Midwest Regional Critter Crunch!

The Midwest Regional Critter Crunch was held at Capricon, in Arlington Heights, IL, using the Critter Crunch rules from MileHiCon, a science fiction convention held in Denver. Luckily, this regional event was right near where I worked, so I could quickly get there. I took 180M to compete in the 2 lb class.

Below is my impression of the event:

The Event

Once there, my first impression was: Boy, Sci-fi cons [conventions] are quite a bit different from gaming [role playing game] conventions! Costumes abound here, and after I bought my day pass, I headed to the event room. I left my robot, controller, and other equipment in my Explorer, which wasn't too far away from the enterance to the convention area.

I got there early, enough to help set up the "arena": two sheets of 8' by 4' plywood, held together by two-by-fours, and rough as hell! Talk about a non-smooth surface. To make things worse, there was a "gap" between the boards, about 1/2 inch wide. I was worried that my robot would not be able to skid well along the boards, let alone keep from getting hung up on the gap!

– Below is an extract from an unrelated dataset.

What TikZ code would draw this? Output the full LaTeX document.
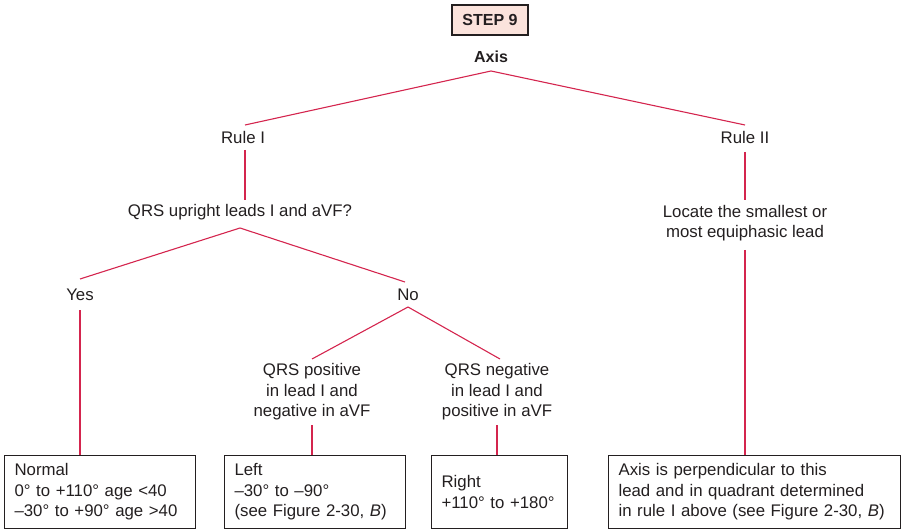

As the contest time approached, the spectators began to pour in. Not a bad crowd for the first time the event was held here. About forty to fifty people, about ten of which came specifically for the Critter Crunch. There was one thing I noticed...

No critters!

Dave Bakula stepped up to the arena, dressed in his snazzy scientist's lab coat. He talked about the history, the rules, and previous matches. At one point, he mentioned that since no one brought a critter, he'd just talk about it. At this time, a young teenager stepped up, pulling a critter from a gym bag. Dave smiled, and asked if anyone else had one. I raised my hand, and told him I'd be back.

I quickly went to my Explorer and took out the bot. Realizing I hadn't attached the knob or the plexiglass to attach the battery and reciever to, I quickly drilled a hole, rivetted a piece of already-cut plexiglass to the frame, and ran inside with the robot, RC controller, and my "tool kit". Once there, I excused myself, drilled a hole for the knob, and screwed it on. It was then my turn to describe my robot, give it's name, and demonstrate it.

Once that was done, it was time for the event: "180M" versus Dan Ushman's "Special K".

The Fight!

180M vs. Special K We placed our robots on the platform, as close to an edge as possible. When I turned on my transmitter, a problem I had surfaced quickly: the modifications to the servos weren't exactly the same (I didn't use precision resistors, silly me!) and it started to back off the platform! I quickly caught it, and jammed the sticks to the position that was "park". Mike gave the word, and we were off!

As I went straight for Special K, I noticed it was larger, faster, with no visible offensive system. This was going to be a battle of pusher versus pusher, which I knew I should have the advantage. My modified servo drive train gave me torque, but at a loss of speed. Luckily for me, though, torque was what was needed, not speed. Our first clash ended quickly, as Special K manuvered to attack my side. My agility proved useful, though, as I spun around and attacked him from the corner.

The model aircraft landing gear tires seemed to have quite a grip on the plywood surface, as I managed to push him back. About two feet from the edge, Special K backed up, and manuvered to attack my side. I spun around again, backed up, and attacked at his wheel.

Dan Ushman holding Special K The act of my pushing directly on his wheel, and his quickly backing up, caused 180M to flip upside down, the servo torque and the placement of the batteries acting like a catapult. The crowd went crazy! What they didn't know, however, was that it wasn't until that morning that I decided which way would be considered "up", as I designed it to run on both sides. So at the flip, I backed up, mentally reversed the controls, and attacked him again! The crowd went wild again!

Now with a lower center of gravity, I was able to successfully push him to an edge, and off the platform. 180M won the match!

As we were the only critters there, a grudge match was quickly called. We went to the sides again, and restarted. I started "upright" again, in hopes that the higher edge would provide a better surface to push with, as when upside down, 180M could only push against the tires and the free wheel in the front. Once again, the torque of the servos prevailed.

A third match was called, and 180M used its superior torque to push Special K off the platform. 180M went three for three!

Dan and I shook hands, pictures were taken, and then we both found ourselves answering questions from the spectators. With the enthusiasm shown, I know that I'll get a good challenge next year, as I expect to see many "critters" entered!

Now, on to Denver to defend my title!